Extension has a critical role to play in helping reverse the health crisis in America by helping inculcate through applied research and educational programs better food choices, active lifestyles, and better behavior choices. Local Extension offices, working in collaboration with community health professionals and local and state health departments, have the community presence and local credibility to extend the university expertise needed to influence the social, economic, and environmental determinants of health. Singly or in partnerships, Extension must continue to advance evidence-based interventions, deployed in ways that are respectful of community individual and family norms, beliefs, and current practice to keep people healthy in all stages of life.

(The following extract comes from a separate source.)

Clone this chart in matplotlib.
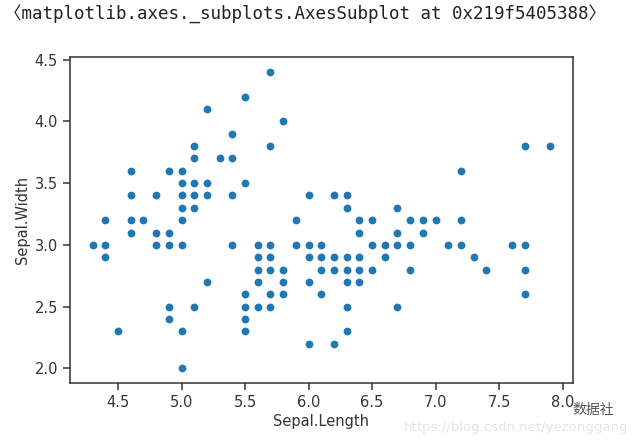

Being Integral to Community Vitality
Extension is also seen as a constant resource in a changing landscape of NGOs, non-profits, for-profits, etc. Extension continues to be a national, dynamic network able to mobilize people, resources, and ideas driven by the local needs, while supported by state, regional, and national framework. All of the mission areas of Extension must contribute to the economic and social well-being of their local communities. Community development must be viewed as an extension of the basic disciplines of agriculture, family and consumer sciences, and 4-H youth development.
Contributing to Natural Resource Resilience
Extension must use its educational network to lead society to preserve and protect our natural resources, air, water, and land in the context of climate change. Extension can and should lead in broad, inclusive discussions of critical natural resource issues such as been done recently with water (2014). Efforts like this can demonstrate the power, relevance, and responsiveness of the integrated, federal cooperative model that engages government, universities, and society to find consensus solutions to resource issues.
Fully Leverage the Power of the Land-Grant University
Extension in the future must be fully integrated into the land-grant university mission. This integration should expand beyond the conventional relationship to the problem solving research mission to the formal academic education effort. Our 4-H program now produces individuals who have participated in service learning opportunities. Extension should expand this understanding of service learning and can work together with the academic community to produce individuals with more work-ready skills who are more ready to have a positive impact on their future communities.
Extension has enjoyed unprecedented success in its first century. Through research-based, locally connected, innovative educators, Extension will be relevant and effective, and will provide a positive return on society's investment as it moves forward toward the second century milestone. Extension's guiding principles will provide the roadmap for navigating the turns and adapting to roadblocks that will inevitably appear.
As Extension extends knowledge to provide locally relevant solutions, it will be called on to meet the grand challenges of the future, including agricultural and food security, urban programming, health and wellness, resource resilience, and community vitality. The successes of the first century will be the building blocks for the future as Extension helps people help themselves. The "learn by doing" principle of Extension is a timeless model for transformative education. In the words of Seaman Knapp, "What a man hears, he may doubt; what he sees, he may possibly doubt; but what he does himself, he cannot doubt."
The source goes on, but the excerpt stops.